**EXERCISE AIM:** Begin at the top of the records below and return each line exactly through the line with "import numpy as np". Skip pictures.

**ITEMS:**
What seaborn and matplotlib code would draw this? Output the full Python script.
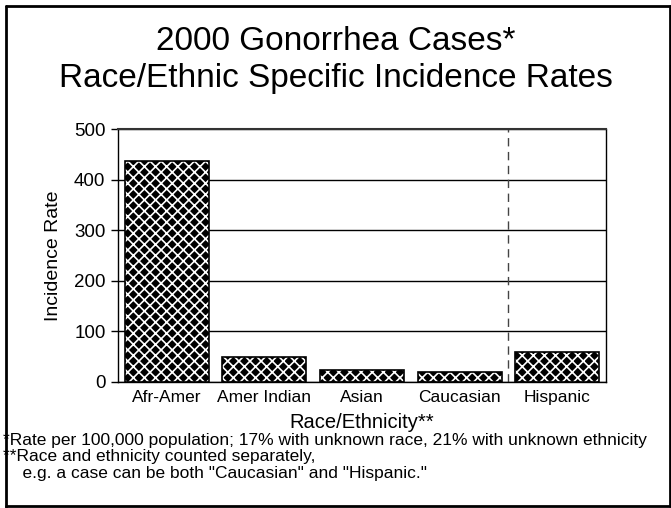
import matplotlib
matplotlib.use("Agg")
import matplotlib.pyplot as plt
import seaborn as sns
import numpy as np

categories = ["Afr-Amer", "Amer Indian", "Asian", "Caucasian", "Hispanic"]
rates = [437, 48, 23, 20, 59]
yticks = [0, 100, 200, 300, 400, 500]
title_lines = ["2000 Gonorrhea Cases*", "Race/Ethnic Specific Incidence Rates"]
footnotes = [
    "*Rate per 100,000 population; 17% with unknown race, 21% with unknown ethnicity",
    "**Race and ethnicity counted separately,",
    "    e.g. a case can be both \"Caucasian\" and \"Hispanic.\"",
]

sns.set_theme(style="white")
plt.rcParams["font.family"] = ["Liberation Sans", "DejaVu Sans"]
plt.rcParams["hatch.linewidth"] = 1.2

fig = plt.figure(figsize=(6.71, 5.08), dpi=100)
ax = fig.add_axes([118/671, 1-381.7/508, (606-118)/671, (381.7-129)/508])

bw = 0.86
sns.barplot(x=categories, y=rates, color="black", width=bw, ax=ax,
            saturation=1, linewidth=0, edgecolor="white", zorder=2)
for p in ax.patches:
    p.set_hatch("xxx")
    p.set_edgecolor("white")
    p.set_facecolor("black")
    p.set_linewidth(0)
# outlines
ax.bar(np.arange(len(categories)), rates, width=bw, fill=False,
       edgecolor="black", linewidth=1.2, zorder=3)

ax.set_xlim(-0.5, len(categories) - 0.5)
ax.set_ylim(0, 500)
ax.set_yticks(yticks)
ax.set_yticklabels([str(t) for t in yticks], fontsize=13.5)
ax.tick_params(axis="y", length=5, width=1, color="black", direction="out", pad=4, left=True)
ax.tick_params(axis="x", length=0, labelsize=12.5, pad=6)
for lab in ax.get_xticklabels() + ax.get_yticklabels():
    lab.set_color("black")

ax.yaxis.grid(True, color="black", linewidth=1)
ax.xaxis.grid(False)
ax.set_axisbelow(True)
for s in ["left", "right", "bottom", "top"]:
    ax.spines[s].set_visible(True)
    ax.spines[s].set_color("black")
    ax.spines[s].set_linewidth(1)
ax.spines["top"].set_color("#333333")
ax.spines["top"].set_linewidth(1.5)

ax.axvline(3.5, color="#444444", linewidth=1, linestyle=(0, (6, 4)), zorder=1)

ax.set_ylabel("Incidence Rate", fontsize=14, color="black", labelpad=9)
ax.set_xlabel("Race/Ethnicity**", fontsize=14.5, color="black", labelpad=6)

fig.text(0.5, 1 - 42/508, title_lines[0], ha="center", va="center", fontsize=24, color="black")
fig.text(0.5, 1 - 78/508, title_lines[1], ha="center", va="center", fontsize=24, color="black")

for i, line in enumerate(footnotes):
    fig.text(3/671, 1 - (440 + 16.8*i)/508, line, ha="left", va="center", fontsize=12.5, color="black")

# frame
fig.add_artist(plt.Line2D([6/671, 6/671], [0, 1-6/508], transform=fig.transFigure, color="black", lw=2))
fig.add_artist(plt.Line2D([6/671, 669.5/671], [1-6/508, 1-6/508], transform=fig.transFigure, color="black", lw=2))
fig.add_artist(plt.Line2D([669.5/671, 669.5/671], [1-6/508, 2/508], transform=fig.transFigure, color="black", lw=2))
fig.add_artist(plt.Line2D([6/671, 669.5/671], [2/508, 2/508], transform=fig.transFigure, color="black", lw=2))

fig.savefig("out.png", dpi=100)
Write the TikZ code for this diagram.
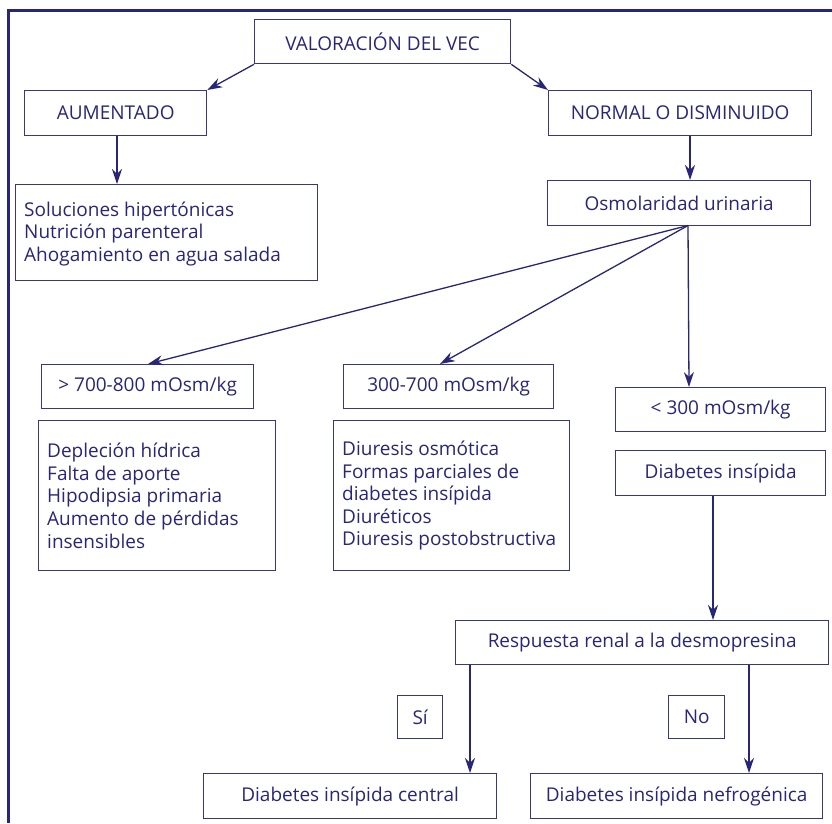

**WORKED SOLUTION:**
What seaborn and matplotlib code would draw this? Output the full Python script.
import matplotlib
matplotlib.use("Agg")
import matplotlib.pyplot as plt
import seaborn as sns
import numpy as np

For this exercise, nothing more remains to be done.